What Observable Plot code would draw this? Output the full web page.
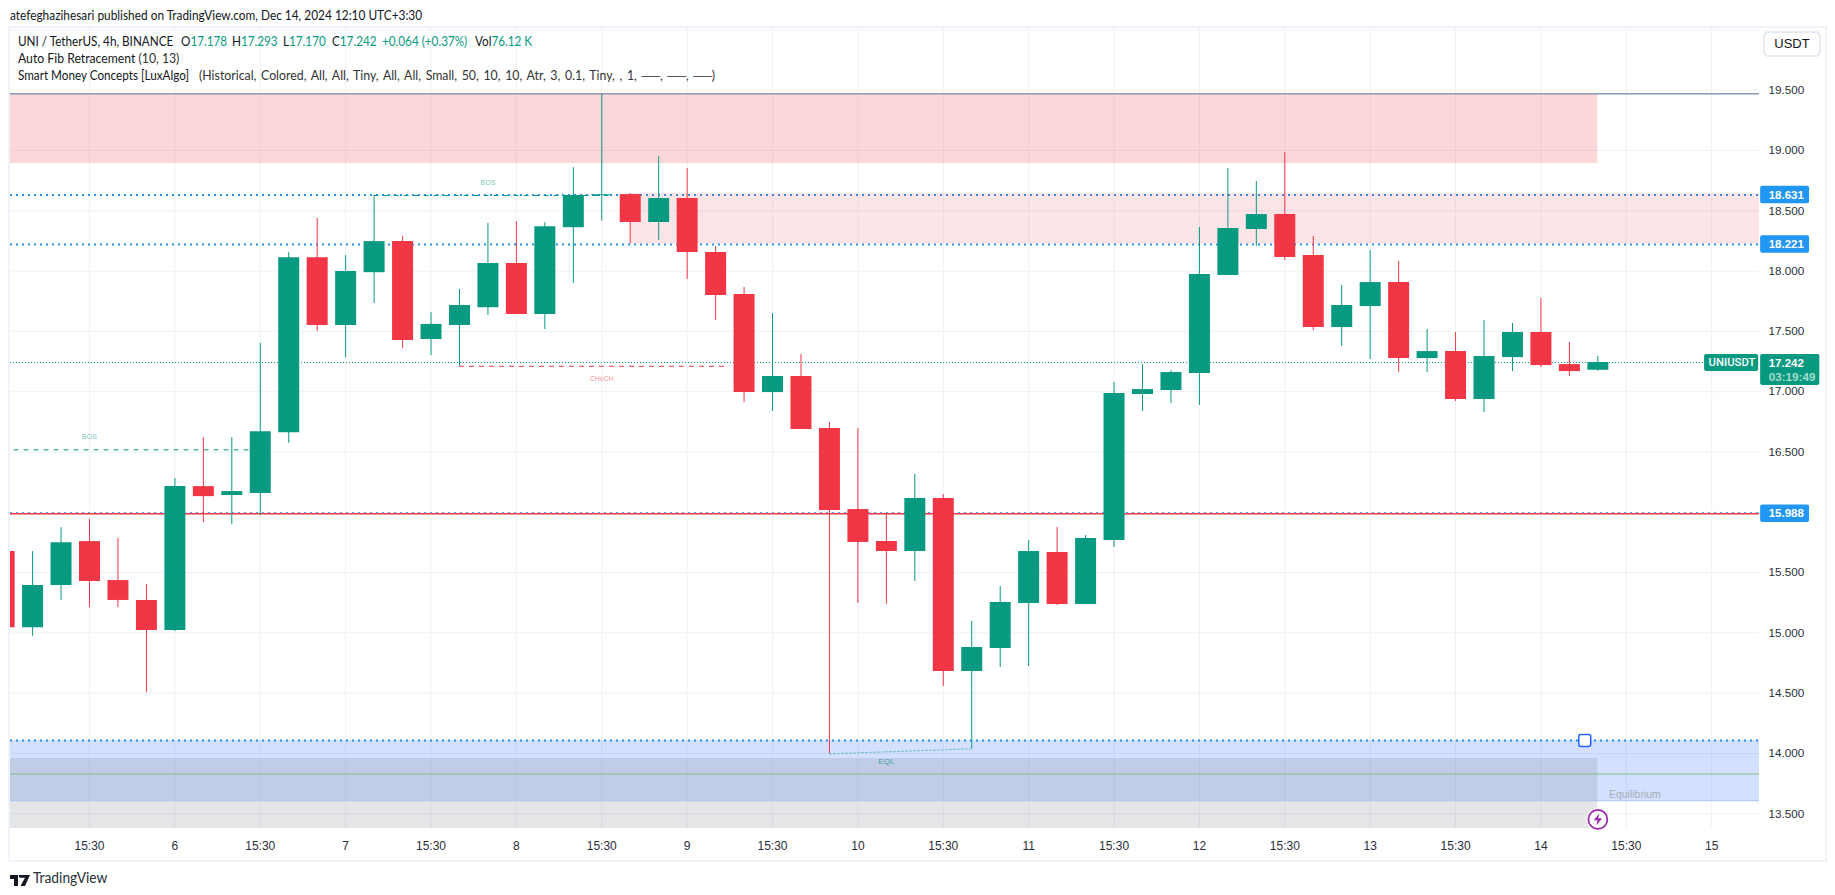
<!DOCTYPE html>
<html>
<head>
<meta charset="utf-8">
<script src="https://cdn.jsdelivr.net/npm/d3@7"></script>
<script src="https://cdn.jsdelivr.net/npm/@observablehq/plot@0.6"></script>
<style>
html,body{margin:0;padding:0;background:#fff;width:1835px;height:895px;overflow:hidden;font-family:Lato,"Liberation Sans",Arial,sans-serif;color:#131722}
.abs{position:absolute;white-space:nowrap}
#panel{position:absolute;left:8px;top:26px;width:1815px;height:832px;border:2px solid #f0f3fa;box-sizing:content-box;pointer-events:none}
#chart{position:absolute;left:10px;top:28px}
.g{color:#089981}
.t{position:absolute;white-space:nowrap;font-size:13px;line-height:17px;transform-origin:left center;transform:scaleX(.9)}
.g b{font-weight:400}
</style>
</head>
<body>
<div class="t" style="left:10px;top:7px;line-height:16px;transform:scaleX(.912)" id="pub">atefeghazihesari published on TradingView.com, Dec 14, 2024 12:10 UTC+3:30</div>
<div id="chart"></div>
<div id="panel"></div>
<div class="t" style="left:18px;top:33px">UNI / TetherUS, 4h, BINANCE</div>
<div class="t" style="left:181px;top:33px">O<span class="g">17.178</span></div>
<div class="t" style="left:232px;top:33px">H<span class="g">17.293</span></div>
<div class="t" style="left:283px;top:33px">L<span class="g">17.170</span></div>
<div class="t" style="left:332px;top:33px">C<span class="g">17.242</span></div>
<div class="t g" style="left:382px;top:33px">+0.064 (+0.37%)</div>
<div class="t" style="left:475px;top:33px">Vol<span class="g">76.12 K</span></div>
<div class="t" style="left:18px;top:50px;transform:scaleX(.94)">Auto Fib Retracement <span style="color:#333">(10, 13)</span></div>
<div class="t" style="left:18px;top:67px">Smart Money Concepts [LuxAlgo]</div>
<div class="t" style="left:199px;top:67px;color:#333;word-spacing:1.6px;transform:scaleX(.947)">(Historical, Colored, All, All, Tiny, All, All, Small, 50, 10, 10, Atr, 3, 0.1, Tiny, , 1, ──, ──, ──)</div>
<div class="abs" style="left:1763px;top:31px;width:54px;height:22px;border:2px solid #e8eaf1;border-radius:5px;text-align:center;font-size:13px;line-height:22px;background:#fff;font-family:'Liberation Sans',Arial,sans-serif">USDT</div>
<div class="abs" style="left:10px;top:871px;height:12px;width:20px">
  <svg width="20" height="12" viewBox="0 0 20 12"><path d="M0 0H8V11H4V4H0Z M9 0H20L15 11H10.5L15 2.8H11A2 2 0 0 1 9 0Z" fill="#131722"/></svg>
</div>
<div class="t" style="left:33px;top:869px;font-size:14.5px;line-height:18px;color:#2a2e39;transform:scaleX(.95)">TradingView</div>
<script>
// Bars of the 4h chart: index 0 is the first full bar, -1 the clipped one at the left edge
const firstBar = -1;
const open  = [15.674,15.043,15.393,15.757,15.434,15.269,15.020,16.213,16.139,16.157,16.660,18.111,17.549,17.987,18.245,17.433,17.549,17.697,18.064,17.641,18.360,18.627,18.635,18.403,18.602,18.154,17.806,16.993,17.126,16.695,16.023,15.758,15.675,16.114,14.680,14.871,15.244,15.667,15.236,15.766,16.977,17.010,17.151,17.963,18.345,18.469,18.129,17.532,17.706,17.905,17.275,17.333,16.935,17.283,17.491,17.225,17.178];
const high  = [15.674,15.674,15.873,15.941,15.784,15.402,16.281,16.619,16.619,17.401,18.153,18.437,18.129,18.627,18.286,17.655,17.848,18.396,18.411,18.402,18.858,19.464,18.643,18.950,18.851,18.204,17.864,17.648,17.308,16.745,16.695,15.987,16.314,16.148,15.095,15.385,15.766,15.874,15.808,17.076,17.225,17.176,18.362,18.851,18.743,18.983,18.287,17.881,18.171,18.080,17.516,17.491,17.590,17.566,17.773,17.408,17.293];
const low   = [15.043,14.972,15.269,15.209,15.209,14.504,15.011,15.914,15.899,15.973,16.572,17.498,17.282,17.732,17.359,17.300,17.211,17.632,17.641,17.516,17.898,18.414,18.223,18.254,17.930,17.590,16.910,16.836,16.687,13.997,15.244,15.236,15.426,14.556,14.039,14.713,14.721,15.227,15.236,15.708,16.836,16.902,16.886,17.963,18.204,18.088,17.507,17.375,17.267,17.159,17.159,16.919,16.827,17.167,17.200,17.126,17.170];
const close = [15.043,15.393,15.748,15.426,15.269,15.020,16.213,16.130,16.172,16.669,18.111,17.549,17.996,18.245,17.424,17.558,17.715,18.064,17.641,18.369,18.627,18.633,18.403,18.602,18.154,17.798,16.993,17.126,16.687,16.015,15.750,15.675,16.114,14.680,14.879,15.252,15.675,15.236,15.783,16.985,17.018,17.159,17.972,18.353,18.469,18.113,17.532,17.715,17.905,17.275,17.333,16.935,17.292,17.491,17.217,17.167,17.242];
const bars = open.map((o,i)=>({bar:firstBar+i,open:o,high:high[i],low:low[i],close:close[i],up:close[i]>=o}));

const xTickBars = [2,5,8,11,14,17,20,23,26,29,32,35,38,41,44,47,50,53,56,59];
const xTickLabels = ["15:30","6","15:30","7","15:30","8","15:30","9","15:30","10","15:30","11","15:30","12","15:30","13","15:30","14","15:30","15"];
const yTicks = [13.5,14,14.5,15,15.5,16,16.5,17,17.5,18,18.5,19,19.5];
const yGrid  = [13.5,14,14.5,15,15.5,16,16.5,17,17.5,18,18.5,19,19.5,20];
const xDomain = [-0.776,60.68];
const yDomain = [13.378,20.012];

const lastBar = 55;
const zones = [
  {x1:xDomain[0],x2:lastBar,y1:18.892,y2:19.47,fill:"#f23645",o:0.2},
  {x1:21,x2:xDomain[1],y1:18.223,y2:18.643,fill:"#f23645",o:0.13},
  {x1:xDomain[0],x2:xDomain[1],y1:13.608,y2:14.108,fill:"#2962ff",o:0.2},
  {x1:xDomain[0],x2:lastBar,y1:13.378,y2:13.958,fill:"#787b86",o:0.2}
];
const dottedLevels = [18.631,18.221,14.108];
const lastPrice = 17.242;
const redLevel = 15.988;
const topLevel = 19.47;
const midLevel = 13.83;
const lowLevel = 13.608;
const structure = [
  {x1:-0.65,x2:8,y:16.518,c:"#089981"},
  {x1:12,x2:20.3,y:18.627,c:"#089981"},
  {x1:15,x2:24.5,y:17.211,c:"#f23645"}
];
const structureLabels = [
  {x:2,y:16.625,t:"BOS",c:"#089981"},
  {x:16,y:18.73,t:"BOS",c:"#089981"},
  {x:20,y:17.11,t:"CHoCH",c:"#f23645"}
];
const eql = [{x:28,y:13.997},{x:33,y:14.039}];

const priceTags = [{y:18.631,t:"18.631"},{y:18.221,t:"18.221"},{y:15.988,t:"15.988"}];
const fmt3 = d3.format(".3f");
const tagX1 = 60.72, tagX2 = 62.44;   // price scale column
const boxX2 = 62.8;
const nameX1 = 58.75;
const tagH = 0.072;

const roundSquare = {draw(c,size){const s=Math.sqrt(size/Math.PI),a=s*0.35;
  c.moveTo(-s+a,-s);c.arcTo(s,-s,s,s,a);c.arcTo(s,s,-s,s,a);c.arcTo(-s,s,-s,-s,a);c.arcTo(-s,-s,s,-s,a);c.closePath();}};
const bolt = {draw(c,size){const s=Math.sqrt(size/Math.PI);
  [[0.25,-1],[-0.7,0.15],[-0.05,0.15],[-0.25,1],[0.7,-0.2],[0.05,-0.2]].forEach((p,i)=>i?c.lineTo(p[0]*s,p[1]*s):c.moveTo(p[0]*s,p[1]*s));c.closePath();}};

const up="#089981",down="#f23645",grid="#f0f1f4";
const color = d=>d.up?up:down;

const chart = Plot.plot({
  width:1814,height:830,
  marginLeft:0,marginRight:65,marginTop:0,marginBottom:30,
  style:{fontFamily:'"Liberation Sans",Arial,sans-serif',fontSize:"12px",background:"transparent",overflow:"visible",color:"#131722"},
  x:{type:"linear",domain:xDomain,label:null},
  y:{type:"linear",domain:yDomain,label:null},
  marks:[
    Plot.gridX(xTickBars,{stroke:grid,strokeOpacity:1}),
    Plot.gridY(yGrid,{stroke:grid,strokeOpacity:1}),
    Plot.ruleY(dottedLevels,{stroke:"#2196f3",strokeWidth:2,strokeDasharray:"2 4"}),
    Plot.ruleY([redLevel],{stroke:"#2196f3",strokeWidth:1,strokeDasharray:"2 4",dy:-1}),
    Plot.rect(zones,{x1:"x1",x2:"x2",y1:"y1",y2:"y2",fill:"fill",fillOpacity:"o"}),
    Plot.ruleY([topLevel],{stroke:"#8b98b9",strokeWidth:1.5}),
    Plot.ruleY([midLevel],{stroke:"#81bb85",strokeWidth:1.2}),
    Plot.ruleY([lowLevel],{stroke:"#a4c1f5",strokeWidth:1.2}),
    Plot.ruleY([redLevel],{stroke:down,strokeWidth:1.5}),
    Plot.ruleY([lastPrice],{x1:xDomain[0],x2:nameX1,stroke:up,strokeWidth:1,strokeDasharray:"1 2"}),
    Plot.ruleY(structure,{x1:"x1",x2:"x2",y:"y",stroke:"c",strokeWidth:1,strokeDasharray:"5 5"}),
    Plot.line(eql,{x:"x",y:"y",stroke:"#5fbcb3",strokeWidth:1.2,strokeDasharray:"2 2",strokeOpacity:0.75}),
    Plot.ruleX(bars,{x:"bar",y1:"low",y2:"high",stroke:color,strokeWidth:1,clip:true}),
    Plot.ruleX(bars,{x:"bar",y1:"open",y2:"close",stroke:color,strokeWidth:21,clip:true}),
    Plot.text(structureLabels,{x:"x",y:"y",text:"t",fill:"c",fillOpacity:0.6,fontSize:7}),
    Plot.text([{x:30,y:13.935}],{x:"x",y:"y",text:()=>"EQL",fill:"#089981",fillOpacity:0.75,fontSize:8}),
    Plot.text([{x:56.3,y:13.66}],{x:"x",y:"y",text:()=>"Equilibrium",fill:"#a9acb6",fontSize:10.5}),
    Plot.dot([{x:54.54,y:14.108}],{x:"x",y:"y",r:6,symbol:roundSquare,fill:"white",stroke:"#2962ff",strokeWidth:1.5}),
    Plot.dot([{x:55,y:13.453}],{x:"x",y:"y",r:11.5,fill:"white",stroke:"none"}),
    Plot.dot([{x:55,y:13.453}],{x:"x",y:"y",r:9.5,fill:"white",stroke:"#9c27b0",strokeWidth:1.8}),
    Plot.dot([{x:55,y:13.453}],{x:"x",y:"y",r:6,symbol:bolt,fill:"#9c27b0",stroke:"none"}),
    Plot.axisX({ticks:xTickBars,tickSize:0,tickPadding:13,tickFormat:d=>xTickLabels[xTickBars.indexOf(d)],fontSize:12,fill:"#2a2e39"}),
    Plot.axisY({anchor:"right",ticks:yTicks,tickSize:0,tickPadding:9,tickFormat:fmt3,fontSize:11.7,fill:"#2a2e39"}),
    // price tags on the right-hand scale
    Plot.rect(priceTags,{x1:tagX1,x2:tagX2,y1:d=>d.y-tagH,y2:d=>d.y+tagH,fill:"#2196f3",rx:2}),
    Plot.text(priceTags,{x:tagX1,dx:8,y:"y",text:"t",fill:"white",textAnchor:"start",fontSize:11.5,fontWeight:"bold"}),
    Plot.rect([{x1:nameX1,x2:xDomain[1]-0.03,y1:lastPrice-0.075,y2:lastPrice+0.067}],{x1:"x1",x2:"x2",y1:"y1",y2:"y2",fill:up,rx:2}),
    Plot.text(["UNIUSDT"],{x:nameX1,dx:4,y:()=>lastPrice,text:d=>d,fill:"white",textAnchor:"start",fontSize:11.3,fontFamily:"Roboto",fontWeight:500}),
    Plot.rect([{x1:tagX1,x2:boxX2,y1:lastPrice-0.19,y2:lastPrice+0.067}],{x1:"x1",x2:"x2",y1:"y1",y2:"y2",fill:up,rx:2}),
    Plot.text([fmt3(lastPrice)],{x:tagX1,dx:8,y:()=>lastPrice-0.008,text:d=>d,fill:"white",textAnchor:"start",fontSize:11.5,fontWeight:"bold"}),
    Plot.text(["03:19:49"],{x:tagX1,dx:8,y:()=>lastPrice-0.125,text:d=>d,fill:"#a5dccd",textAnchor:"start",fontSize:11.7,fontWeight:"bold"})
  ]
});
document.getElementById("chart").appendChild(chart);
</script>
</body>
</html>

■ ■ ■ ■ ■

▸ **Objective**
Every line containing the string "full" must be listed.

▸ **Result for this exercise**
What Observable Plot code would draw this? Output the full web page.
// Bars of the 4h chart: index 0 is the first full bar, -1 the clipped one at the left edge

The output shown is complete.